# T Tops in the Houston/Freeport area



## PhotoBill (Apr 23, 2007)

I'm looking at putting a T Top on my 18' deep V boat. What are some decent shop around the Houston area for them? I know about Tops & Towers in CL. Looking for a good top at a decent price. Not just the cheapest top. 

Thanks guys.


----------



## The_Hook (Oct 9, 2009)

http://www.topsntowers.com/

.....sorry - just read the REST of your post! lol


----------



## jabx1962 (Nov 9, 2004)

Call Charlie Armstrong.

He ran Tops N Towers fab shop for the last 10 years. He is located at Angels Marine in League City.High Quality work at a very decent price. Uses the High Quality TACO anodized Aluminum on his stuff, not the cheap looking brushed aluminum.

281-900-1686..call him tommorow if you want.


----------



## mardigrastopsntails (May 20, 2008)

Custom Marine Concepts. They do some badass aluminum work over there.

www.custommarineconcepts.com


----------



## Texxan1 (Dec 31, 2004)

X2 for Custom Marine Concepts!!!!!!


----------



## spotsndots (May 20, 2005)

x3 on Custom Marine Concepts


----------



## ivomec (Jul 26, 2007)

*T-Tops*

Aluma Tech in Sweeny does a good job. Give Pete a call he can take care of what ever you and how ever you want it.

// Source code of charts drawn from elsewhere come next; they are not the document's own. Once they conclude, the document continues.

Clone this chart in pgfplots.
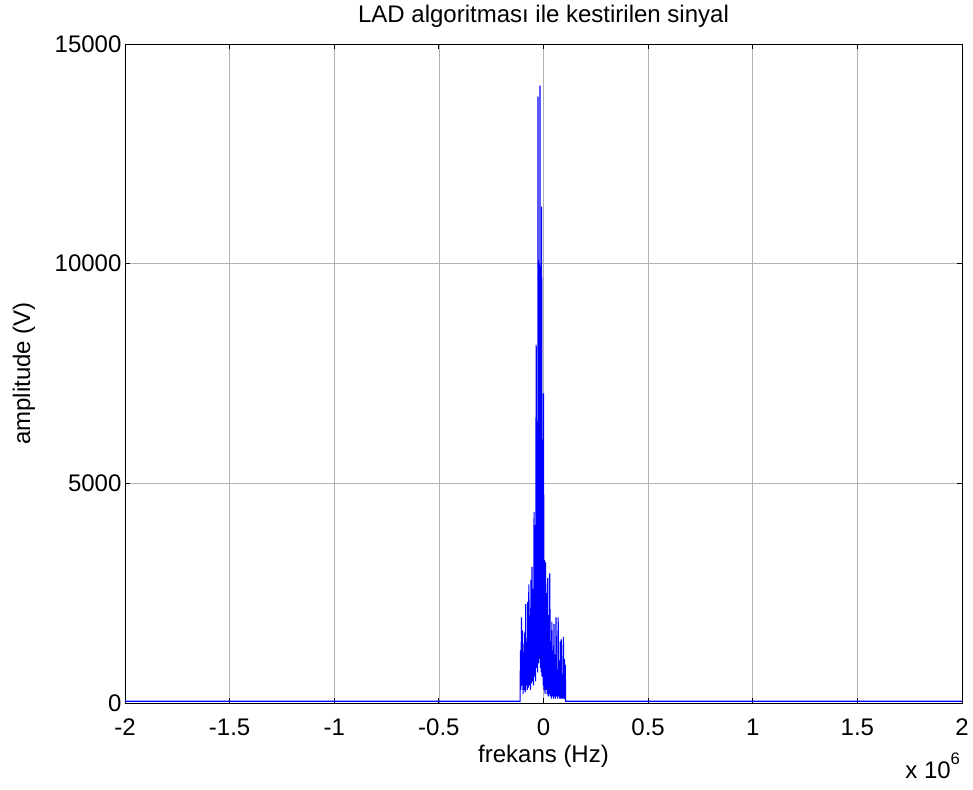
\documentclass[border=0pt]{standalone}
\usepackage{pgfplots}
\pgfplotsset{compat=1.18}
\usepackage{fontspec}
\setmainfont{Liberation Sans}
\begin{document}
\begin{tikzpicture}
\path[use as bounding box] (-93.75pt,-64.5pt) rectangle (636pt,527.25pt);
\begin{axis}[
  scale only axis, width=627.75pt, height=494.25pt,
  xmin=-2, xmax=2, ymin=0, ymax=15000,
  xtick={-2,-1.5,-1,-0.5,0,0.5,1,1.5,2},
  ytick={0,5000,10000,15000},
  xticklabels={-2,-1.5,-1,-0.5,0,0.5,1,1.5,2},
  yticklabels={0,5000,10000,15000},
  scaled ticks=false,
  tick align=inside, xtick pos=both, ytick pos=both,
  major tick length=4pt,
  tick style={black, line width=0.6pt},
  grid=major, grid style={gray!60, line width=0.4pt},
  axis line style={black, line width=0.7pt},
  every tick label/.append style={font=\fontsize{18}{21}\selectfont},
  xticklabel style={anchor=north, inner sep=0pt},
  xticklabel shift=11.5pt,
  yticklabel style={anchor=east, inner sep=0pt, xshift=-2.5pt},
  title={LAD algoritması ile kestirilen sinyal},
  title style={at={(0.5,1)}, anchor=base, yshift=10pt, font=\fontsize{18}{21}\selectfont},
  xlabel={frekans (Hz)},
  xlabel style={at={(0.5,0)}, anchor=base, yshift=-44.25pt, font=\fontsize{18}{21}\selectfont},
  ylabel={amplitude (V)},
  ylabel style={at={(-0.1135,0.5)}, anchor=base, font=\fontsize{18}{21}\selectfont},
  clip mode=individual,
]
\addplot[blue, line width=0.85pt] coordinates {
(-2,40) (-0.112,40)
(-0.110,1200) (-0.108,300)
(-0.105,1950) (-0.1025,400)
(-0.100,1650) (-0.0975,200)
(-0.095,1150) (-0.0925,300)
(-0.090,1600) (-0.0875,250)
(-0.085,2250) (-0.0825,400)
(-0.080,1400) (-0.0775,300)
(-0.075,2300) (-0.0725,350)
(-0.070,2700) (-0.0675,400)
(-0.065,2000) (-0.0625,300)
(-0.060,2800) (-0.0575,450)
(-0.055,3100) (-0.0525,500)
(-0.050,2600) (-0.0475,400)
(-0.045,4350) (-0.0425,600)
(-0.040,4050) (-0.0375,500)
(-0.035,8150) (-0.0325,800)
(-0.030,6400) (-0.028,700)
(-0.026,13800) (-0.024,900)
(-0.021,8000) (-0.019,1000)
(-0.017,14050) (-0.015,800)
(-0.013,9000) (-0.011,700)
(-0.009,11300) (-0.007,600)
(-0.004,6000) (-0.002,400)
(0.000,7050) (0.0025,300)
(0.005,3250) (0.0075,200)
(0.010,3200) (0.0125,300)
(0.015,2500) (0.0175,200)
(0.020,2850) (0.0225,150)
(0.025,2000) (0.0275,200)
(0.030,2950) (0.0325,150)
(0.035,1400) (0.0375,100)
(0.040,1850) (0.0425,150)
(0.045,1200) (0.0475,100)
(0.050,1800) (0.0525,150)
(0.055,900) (0.0575,100)
(0.060,1950) (0.0625,150)
(0.065,700) (0.0675,100)
(0.070,1950) (0.0725,150)
(0.075,800) (0.0775,100)
(0.080,1400) (0.0825,100)
(0.085,1450) (0.0875,100)
(0.090,600) (0.0925,100)
(0.095,1500) (0.0975,100)
(0.100,1000) (0.1025,80)
(0.104,870) (0.106,40)
(2,40)
};
\node[anchor=base west, font=\fontsize{18}{21}\selectfont, inner sep=0pt] at (axis description cs:0.932,-0.114) {x 10\raisebox{0.55em}{\fontsize{12.5}{14}\selectfont 6}};
\end{axis}
\end{tikzpicture}
\end{document}
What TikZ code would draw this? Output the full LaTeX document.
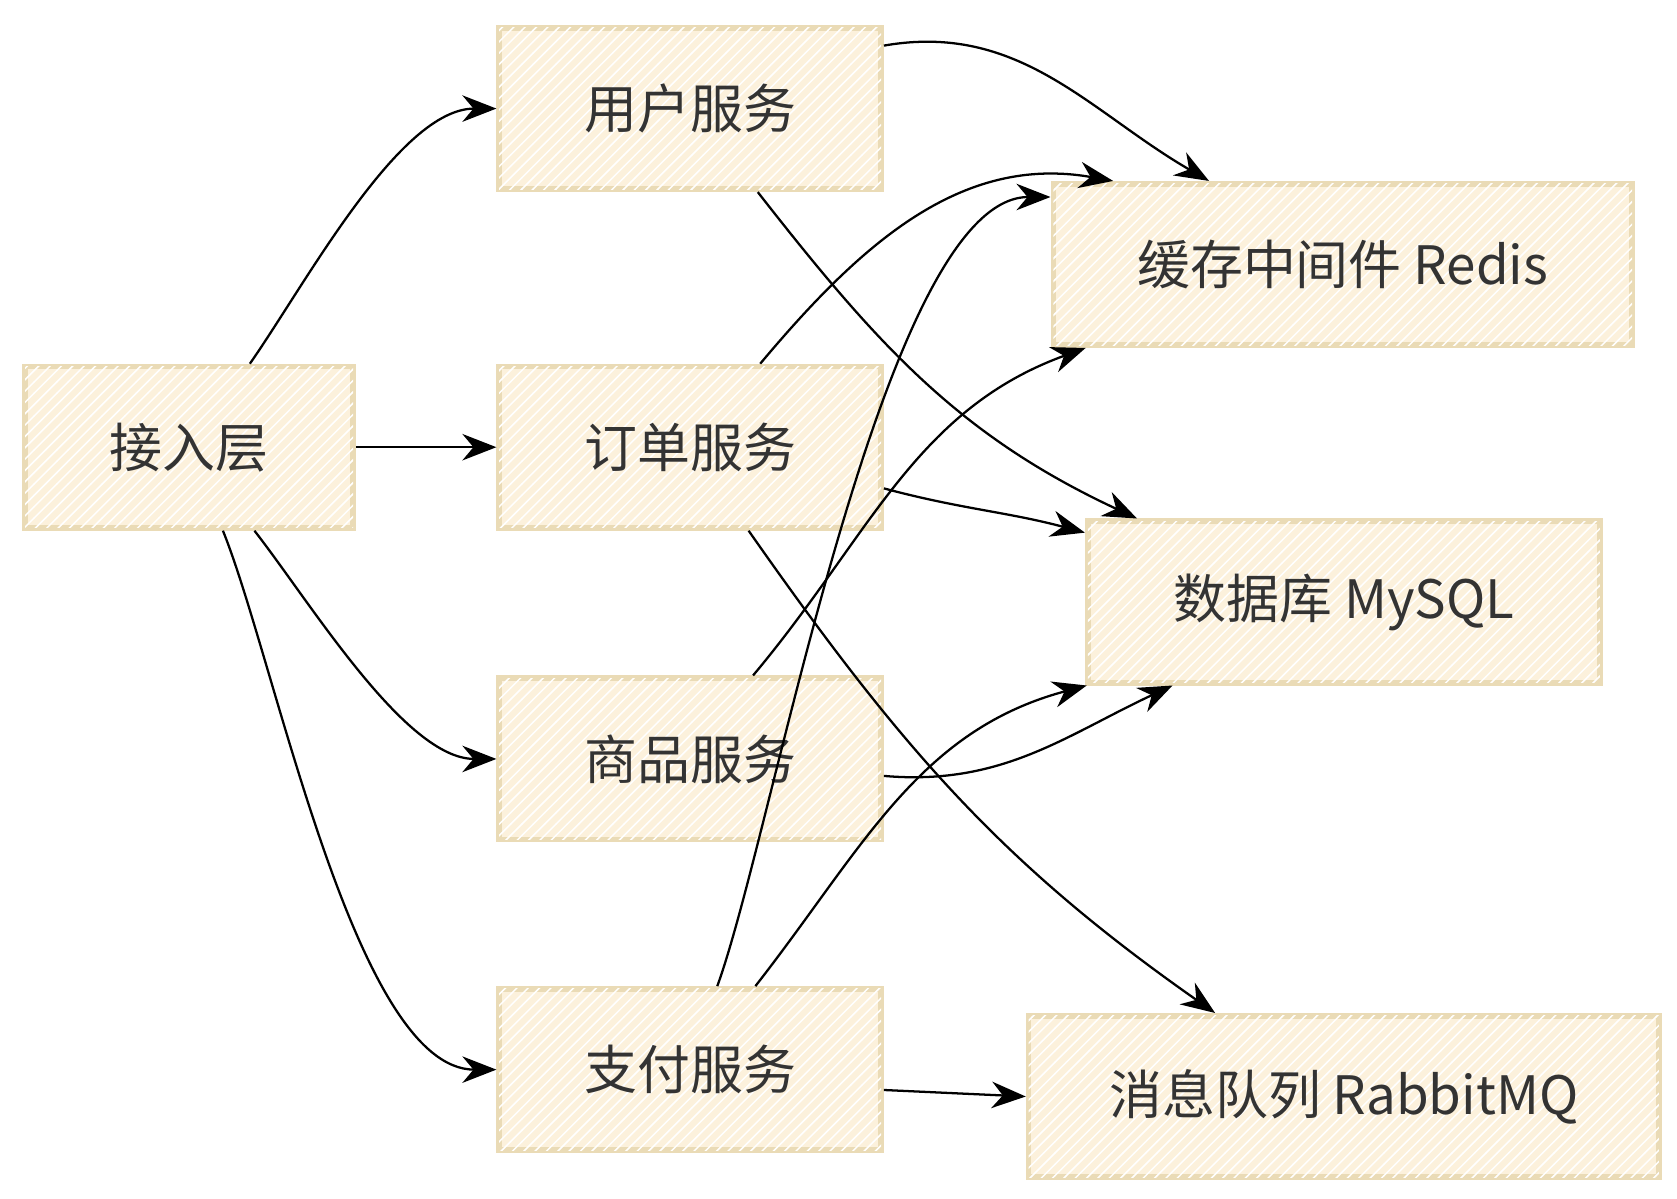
\documentclass[tikz,border=0pt]{standalone}
\usepackage{fontspec}
\setmainfont{Noto Sans CJK SC}
\usetikzlibrary{patterns}
\usetikzlibrary{arrows.meta}
\definecolor{boxline}{HTML}{EADBB6}
\definecolor{boxfill}{HTML}{FCF1DC}
\tikzset{x=0.01cm,y=-0.01cm,
    every node/.style={font=\fontsize{14}{16}\selectfont,text=black!80},
    svc/.style={
        draw=boxline,line width=1.5pt,
        fill=boxfill,
        postaction={pattern=north east lines,pattern color=white},
        minimum width=3.55cm,minimum height=1.5cm},
    link/.style={
        draw,-{Stealth[length=9pt,width=7pt]},
        semithick}}
\begin{document}
\begin{tikzpicture}
        \useasboundingbox (0,0) rectangle (1560,1115);
        \node[svc,minimum width=3.05cm] (acc) at (176,416) {接入层};
        \node[svc] (usr) at (642,101) {用户服务};
        \node[svc] (ord) at (642,416) {订单服务};
        \node[svc] (prd) at (642,706) {商品服务};
        \node[svc] (pay) at (642,995) {支付服务};
        \node[svc,minimum width=5.38cm] (rds) at (1249,246) {缓存中间件 Redis};
        \node[svc,minimum width=4.76cm] (sql) at (1250,560) {数据库 MySQL};
        \node[svc,minimum width=5.86cm] (mq) at (1250,1020) {消息队列 RabbitMQ};

        \draw[link] (acc.54) to[out=55,in=180,looseness=0.7] (usr.west);
        \draw[link] (acc.east) -- (ord.west);
        \draw[link] (acc.-52) to[out=-52,in=180,looseness=0.7] (prd.west);
        \draw[link] (acc.-68) to[out=-68,in=180,looseness=0.6] (pay.west);

        \draw[link] (usr.18) to[out=10,in=150] (rds.148);
        \draw[link] (usr.-51) to[out=-52,in=155] (sql.158);
        \draw[link] (ord.50) to[out=50,in=170] (rds.160);
        \draw[link] (ord.-12) to[out=-15,in=165] (sql.165);
        \draw[link] (ord.-55) to[out=-55,in=145] (mq.147);
        \draw[link] (prd.53) to[out=50,in=200] (rds.198);
        \draw[link] (prd.-5) to[out=-5,in=205] (sql.206);
        \draw[link] (pay.72) to[out=70,in=180,looseness=0.5] (rds.167);
        \draw[link] (pay.52) to[out=52,in=195] (sql.198);
        \draw[link] (pay.-6) -- (mq.west);
    \end{tikzpicture}
\end{document}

http://www.aluma-tech.net/Products.html


----------



## Reel Bender (Sep 30, 2004)

ivomec said:


> Aluma Tech in Sweeny does a good job. Give Pete a call he can take care of what ever you and how ever you want it.
> 
> http://www.aluma-tech.net/Products.html


x 2


----------



## divingmatt (Dec 7, 2008)

custom marine concepts! call glenn they do great work at a good price and there pretty quick about it!


----------



## PhotoBill (Apr 23, 2007)

Thanks guys for all the replies. Now all the footwork begins with checking them out and comparing prices and work. Ahh the work on the boat never seems to be done.  I know the expense is never ending for sure.


----------



## Capt. Robert Liebert (May 21, 2004)

*Custom Marine*

Custom Marine is the way to go. I sent many friends to Glen and he always does a great job.


----------